Leaving out the pictures, retype all the material exactly.

— START OF Material supplied —

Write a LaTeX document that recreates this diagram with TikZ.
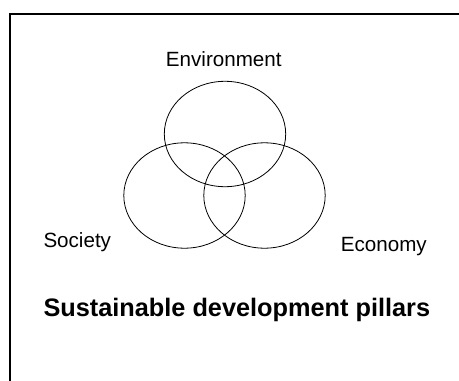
\documentclass[tikz,border=0pt]{standalone}
\usepackage{fontspec}
\setmainfont{Liberation Sans}
\usetikzlibrary{shapes.geometric}
\begin{document}
\begin{tikzpicture}[x=1pt,y=-1pt,
  pillar/.style={ellipse, draw=black, line width=0.8pt, inner sep=0pt,
    minimum width=121.4pt, minimum height=105.4pt},
  lbl/.style={inner sep=0pt, font=\fontsize{20.6pt}{24pt}\selectfont},
  ttl/.style={inner sep=0pt, font=\fontsize{25.3pt}{30pt}\selectfont\bfseries}]
\useasboundingbox (0,0) rectangle (459,381);
\fill[white] (0,0) rectangle (459,381);
\draw[line width=2.2pt] (10,400) |- (480,14);
\node[pillar] (env) at (225,134) {};
\node[pillar] (soc) at (184.5,195.5) {};
\node[pillar] (eco) at (264.5,195.5) {};
\node[lbl, anchor=base] (envl) at (223.8,66) {Environment};
\node[lbl, anchor=base west] (socl) at (43.3,247.3) {Society};
\node[lbl, anchor=base west] (ecol) at (340.7,251) {Economy};
\node[ttl, anchor=base west] (title) at (43.3,316.7) {Sustainable development pillars};
\end{tikzpicture}
\end{document}
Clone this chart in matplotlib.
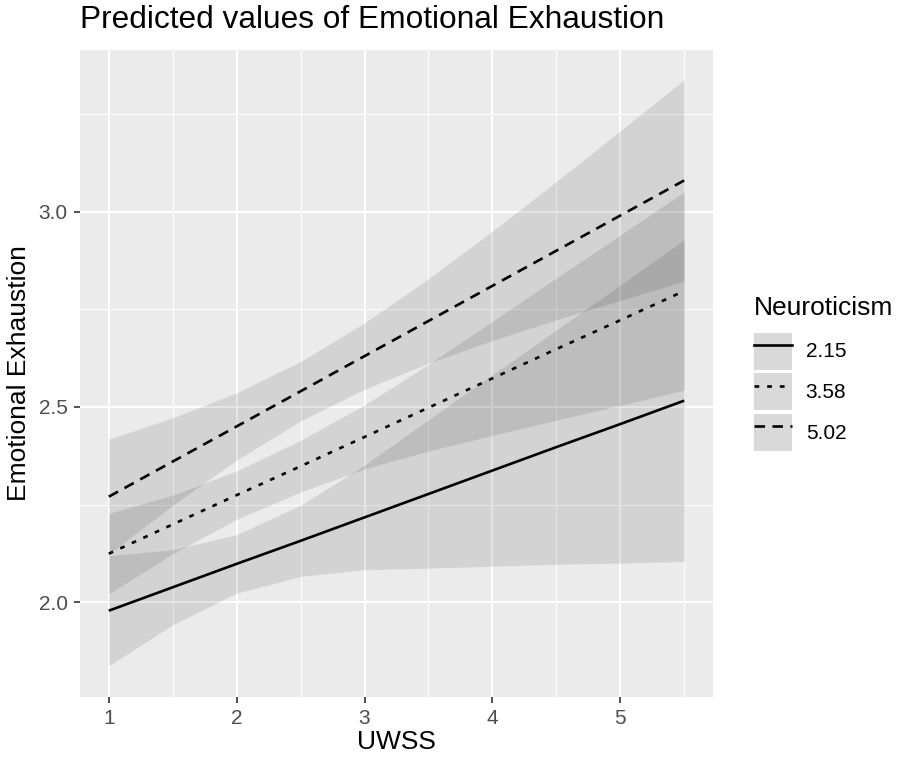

— END OF Material supplied —

* [The answer]
Write a LaTeX document that recreates this diagram with TikZ.
\documentclass[tikz,border=0pt]{standalone}
\usepackage{fontspec}
\setmainfont{Liberation Sans}
\usetikzlibrary{shapes.geometric}
\begin{document}
\begin{tikzpicture}[x=1pt,y=-1pt,
  pillar/.style={ellipse, draw=black, line width=0.8pt, inner sep=0pt,
    minimum width=121.4pt, minimum height=105.4pt},
  lbl/.style={inner sep=0pt, font=\fontsize{20.6pt}{24pt}\selectfont},
  ttl/.style={inner sep=0pt, font=\fontsize{25.3pt}{30pt}\selectfont\bfseries}]
\useasboundingbox (0,0) rectangle (459,381);
\fill[white] (0,0) rectangle (459,381);
\draw[line width=2.2pt] (10,400) |- (480,14);
\node[pillar] (env) at (225,134) {};
\node[pillar] (soc) at (184.5,195.5) {};
\node[pillar] (eco) at (264.5,195.5) {};
\node[lbl, anchor=base] (envl) at (223.8,66) {Environment};
\node[lbl, anchor=base west] (socl) at (43.3,247.3) {Society};
\node[lbl, anchor=base west] (ecol) at (340.7,251) {Economy};
\node[ttl, anchor=base west] (title) at (43.3,316.7) {Sustainable development pillars};
\end{tikzpicture}
\end{document}
Clone this chart in matplotlib.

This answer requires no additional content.